We can divide all people into different sets based on the languages they understand and speak. Everyone in a set can communicate with others in the same set—that is, they can understand the languages spoken by each other. Finally, we subtract the number of people in the largest set from the total number of people, which gives us the minimum number of people that need to be excluded.
Step 1: Convert Strings to IDs
All the information provided in the input appears in string form, which is extremely inconvenient for graph construction and traversal. Therefore, we first record strings and assign corresponding IDs using a dictionary and an array.
The record_people function records each line of input, then converts them into Person structs and stores them in the people array, allowing direct access to each person via their ID later. The build_language_dict function creates a HashMap with String keys and usize values, enabling us to find the corresponding value by language name. After converting all strings to IDs, we can begin constructing the graph.
Step 2: Construct the Language Conversion Graph
For each person, they can convert the languages they understand to the language they speak. This is equivalent to drawing a directed edge from the understood language to the spoken language. By traversing each person in this way, we can build a graph of language conversion.
The function’s end uses a HashSet for edge deduplication. Values in the array are placed into a HashSet and then back into the array to achieve deduplication.

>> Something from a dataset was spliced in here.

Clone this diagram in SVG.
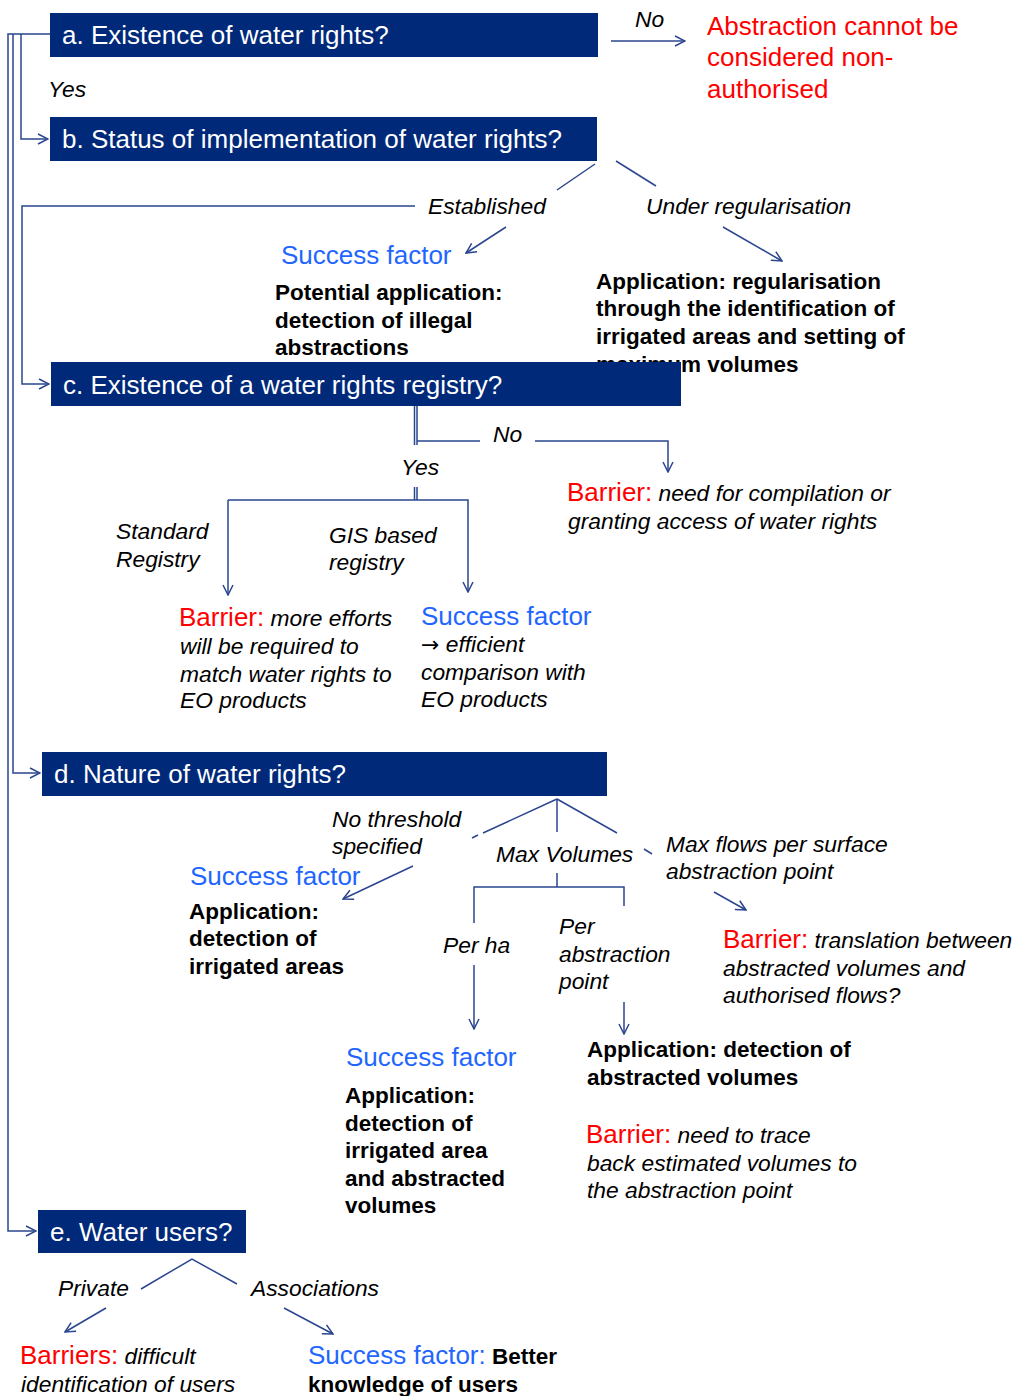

Step 3: Verify Two People Can Communicate
After the language graph is established, a function is needed to verify whether two people can understand each other’s spoken languages. If one person’s spoken language can be converted into one of the languages the other person understands, then it can be said that the second person can understand the first person’s speech, and vice versa. This is implemented using a naive DFS algorithm.

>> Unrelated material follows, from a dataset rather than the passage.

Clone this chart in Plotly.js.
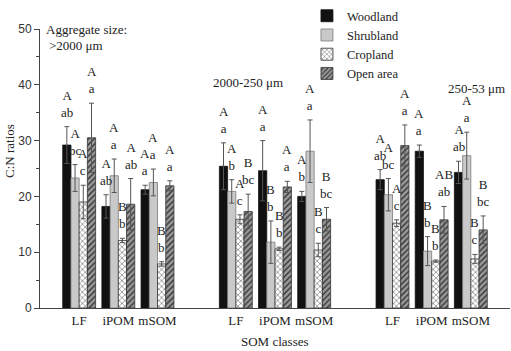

The test_biconnected function encapsulates test_connected_dfs. By calling this subfunction twice, it verifies whether two people can communicate.
Step 4: Construct a Disjoint Set Union
When analyzing the relationships between each person, a disjoint set union (DSU) data structure is used for organization. Everyone in a DSU can communicate with each other, and if two people from different DSUs can communicate, those DSUs are merged.

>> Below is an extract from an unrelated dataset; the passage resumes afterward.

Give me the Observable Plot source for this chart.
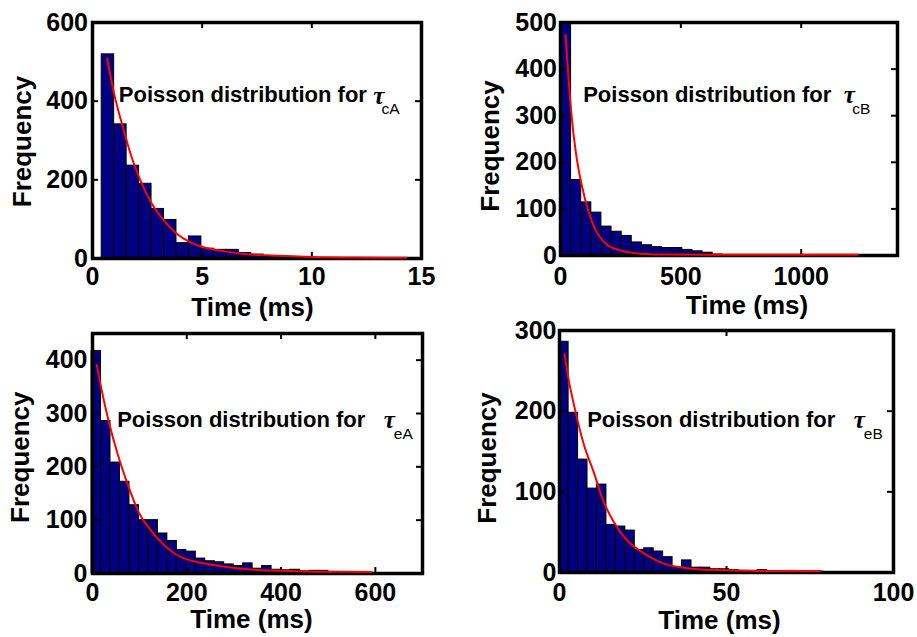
<!DOCTYPE html>
<html><head><meta charset="utf-8">
<script src="https://cdn.jsdelivr.net/npm/d3@7"></script>
<script src="https://cdn.jsdelivr.net/npm/@observablehq/plot@0.6"></script>
<style>
body{margin:0;background:#fff}
#chart{position:relative;width:917px;height:637px;overflow:hidden;background:#fff}
#chart svg{position:absolute;overflow:visible}
</style></head><body><div id="chart"></div>
<script>
// ---- Panel tau_cA (top-left) ----
const cA_binStart = 0.42, cA_binWidth = 0.568;
const cA_counts = [519, 341, 236, 190, 126, 98, 39, 56, 25, 22, 22, 14, 10, 6, 4, 3, 2, 1, 1, 1, 1, 0, 1, 0, 1];
const cA_curveX = [0.67, 0.97, 1.43, 1.8, 2.19, 2.7, 3.25, 3.8, 4.47, 5.1, 5.84, 6.8, 7.97, 10, 12, 14.3];
const cA_curveY = [508, 423, 325, 255, 198, 140, 97, 65, 41, 28, 20, 12, 8, 4, 2.5, 2];
const cA_xTicks = [0, 5, 10, 15];
const cA_yTicks = [0, 200, 400, 600];

// ---- Panel tau_cB (top-right) ----
const cB_binStart = 2, cB_binWidth = 42;
const cB_counts = [500, 162, 114, 92, 62, 51, 42, 28, 22, 18, 16, 16, 12, 9, 6, 2, 1, 1, 0, 0, 0, 0, 0, 0, 0, 0, 0, 0, 0, 1];
const cB_curveX = [21, 35, 48, 62, 76, 90, 111, 132, 159, 194, 249, 332, 450, 700, 1000, 1235];
const cB_curveY = [473, 368, 290, 228, 182, 147, 104, 71, 43, 23, 11, 4, 2, 1.5, 1.5, 1.5];
const cB_xTicks = [0, 500, 1000];
const cB_yTicks = [0, 100, 200, 300, 400, 500];

// ---- Panel tau_eA (bottom-left) ----
const eA_binStart = -2, eA_binWidth = 20.1;
const eA_counts = [417, 286, 208, 172, 128, 100, 100, 75, 61, 44, 41, 28, 23, 21, 17, 14, 19, 9, 14, 7, 6, 7, 4, 5, 5, 3, 2, 1, 1, 1];
const eA_curveX = [9, 18, 32, 53, 74, 99, 124, 160, 187, 257, 328, 399, 470, 592];
const eA_curveY = [391, 350, 294, 225, 169, 113, 81, 47, 31, 16, 8, 5, 3.5, 3];
const eA_xTicks = [0, 200, 400, 600];
const eA_yTicks = [0, 100, 200, 300, 400];

// ---- Panel tau_eB (bottom-right) ----
const eB_binStart = -0.1, eB_binWidth = 2.83;
const eB_counts = [286, 198, 140, 104, 109, 59, 57, 52, 28, 30, 26, 19, 6, 15, 6, 6, 4, 4, 3, 2, 2, 3, 1, 1, 2, 1, 1, 1];
const eB_curveX = [1.5, 2.7, 4.7, 7.2, 10.2, 13.2, 16.2, 20.2, 25.2, 31.2, 37.2, 47.2, 60, 78];
const eB_curveY = [271, 240, 201, 160, 125, 88, 63, 40, 24, 11, 6, 3, 2, 2];
const eB_xTicks = [0, 50, 100];
const eB_yTicks = [0, 100, 200, 300];

const annotationText = "Poisson distribution for";
const tauSymbol = "\u03C4";
const xLabel = "Time (ms)";
const yLabel = "Frequency";

const FONT = "'Liberation Sans', Arial, Helvetica, sans-serif";
const SERIF = "'Liberation Serif', 'Times New Roman', serif";
const BAR = "#000080";

function panel(cfg) {
  const bars = cfg.counts.map((c, i) => ({
    x1: cfg.binStart + i * cfg.binWidth,
    x2: cfg.binStart + (i + 1) * cfg.binWidth,
    y: c
  }));
  const curve = cfg.curveX.map((x, i) => ({x, y: cfg.curveY[i]}));
  const fw = cfg.width - cfg.ml - cfg.mr;
  const fh = cfg.height - cfg.mt - cfg.mb;
  const tl = 6;
  const svg = Plot.plot({
    width: cfg.width, height: cfg.height,
    marginLeft: cfg.ml, marginRight: cfg.mr, marginTop: cfg.mt, marginBottom: cfg.mb,
    x: {domain: cfg.xDomain},
    y: {domain: cfg.yDomain},
    style: {fontFamily: FONT, background: "transparent", overflow: "visible", color: "black"},
    marks: [
      Plot.rectY(bars, {x1: "x1", x2: "x2", y: "y", fill: BAR, stroke: "black", strokeWidth: 1}),
      Plot.frame({stroke: "black", strokeWidth: 3.5}),
      Plot.tickX(cfg.xTicks, {x: d => d, insetTop: fh - tl, stroke: "black", strokeWidth: 2}),
      Plot.tickX(cfg.xTicks, {x: d => d, insetBottom: fh - tl, stroke: "black", strokeWidth: 2}),
      Plot.tickY(cfg.yTicks, {y: d => d, insetRight: fw - tl, stroke: "black", strokeWidth: 2}),
      Plot.tickY(cfg.yTicks, {y: d => d, insetLeft: fw - tl, stroke: "black", strokeWidth: 2}),
      Plot.line(curve, {x: "x", y: "y", stroke: "red", strokeWidth: 2, curve: "monotone-x"}),
      Plot.axisX(cfg.xTicks, {tickSize: 0, tickPadding: cfg.xPad, tickFormat: d => String(d), fontSize: 25, fontWeight: "bold", fill: "black", label: null}),
      Plot.axisY(cfg.yTicks, {tickSize: 0, tickPadding: cfg.yPad, tickFormat: d => String(d), fontSize: 25, fontWeight: "bold", fill: "black", label: null}),
      Plot.text([yLabel], {text: d => d, frameAnchor: "left", rotate: -90, dx: cfg.fq[0], dy: cfg.fq[1],
        fontSize: 26, fontWeight: "bold", textAnchor: "middle", lineAnchor: "middle", fill: "black"}),
      Plot.text([xLabel], {text: d => d, frameAnchor: "bottom", dx: cfg.tm[0], dy: cfg.tm[1],
        fontSize: 26, fontWeight: "bold", textAnchor: "middle", lineAnchor: "bottom", fill: "black"}),
      Plot.text([annotationText], {text: d => d, frameAnchor: "top-left", dx: cfg.ann[0], dy: cfg.ann[1],
        fontSize: 22, fontWeight: "bold", textAnchor: "start", lineAnchor: "bottom", fill: "black"}),
      Plot.text([tauSymbol], {text: d => d, frameAnchor: "top-left", dx: cfg.tau[0], dy: cfg.tau[1],
        fontSize: 25, fontStyle: "italic", fontWeight: "bold", fontFamily: SERIF, textAnchor: "start", lineAnchor: "bottom", fill: "black"}),
      Plot.text([cfg.sub], {text: d => d, frameAnchor: "top-left", dx: cfg.subPos[0], dy: cfg.subPos[1],
        fontSize: 15.5, textAnchor: "start", lineAnchor: "bottom", fill: "black"})
    ]
  });
  svg.style.left = cfg.left + "px";
  svg.style.top = cfg.top + "px";
  document.getElementById("chart").appendChild(svg);
}

panel({left: 0, top: 0, width: 458, height: 318, ml: 92, mr: 37, mt: 22, mb: 60,
  xDomain: [0, 15], yDomain: [0, 600],
  binStart: cA_binStart, binWidth: cA_binWidth, counts: cA_counts,
  curveX: cA_curveX, curveY: cA_curveY, xTicks: cA_xTicks, yTicks: cA_yTicks,
  xPad: 8.5, yPad: 4.5, fq: [-70, 1], tm: [-4.5, 57],
  ann: [26.3, 79.7], tau: [280.7, 81], sub: "cA", subPos: [289, 91.3]});

panel({left: 458, top: 0, width: 459, height: 318, ml: 102, mr: 20, mt: 22, mb: 63,
  xDomain: [0, 1400], yDomain: [0, 500],
  binStart: cB_binStart, binWidth: cB_binWidth, counts: cB_counts,
  curveX: cB_curveX, curveY: cB_curveY, xTicks: cB_xTicks, yTicks: cB_yTicks,
  xPad: 11.5, yPad: 3.5, fq: [-70, 7], tm: [18, 58],
  ann: [22.7, 79.7], tau: [283.3, 80.7], sub: "cB", subPos: [291.7, 91.3]});

panel({left: 0, top: 318, width: 458, height: 319, ml: 92, mr: 36, mt: 15, mb: 64,
  xDomain: [0, 700], yDomain: [0, 450],
  binStart: eA_binStart, binWidth: eA_binWidth, counts: eA_counts,
  curveX: eA_curveX, curveY: eA_curveY, xTicks: eA_xTicks, yTicks: eA_yTicks,
  xPad: 10, yPad: 5, fq: [-71.7, 3.7], tm: [-6, 54],
  ann: [24.7, 93], tau: [291.3, 94.7], sub: "eA", subPos: [301.3, 105.3]});

panel({left: 458, top: 318, width: 459, height: 319, ml: 101, mr: 24, mt: 12, mb: 65,
  xDomain: [0, 100], yDomain: [0, 300],
  binStart: eB_binStart, binWidth: eB_binWidth, counts: eB_counts,
  curveX: eB_curveX, curveY: eB_curveY, xTicks: eB_xTicks, yTicks: eB_yTicks,
  xPad: 11, yPad: 3, fq: [-72, 6.5], tm: [-7, 56],
  ann: [27.7, 96.7], tau: [294.3, 97.7], sub: "eB", subPos: [304.3, 108.3]});
</script></body></html>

Path compression is used in the DSU implementation. Each call to get_fa updates the node’s parent to the root node of the set, thereby flattening the DSU and optimizing query efficiency.
Step 5: Obtain the Largest DSU Count
An array records the count of each DSU, and each node’s DSU is identified using get_fa, updating the count accordingly. The function returns the count of the largest DSU.
The provided code demonstrates a method for solving the problem by dividing people into sets based on language understanding and speaking, using data structures and algorithms such as hash maps, graphs, DFS, and disjoint set unions to efficiently find the minimum number of people that need to be excluded to allow for universal communication within the remaining group.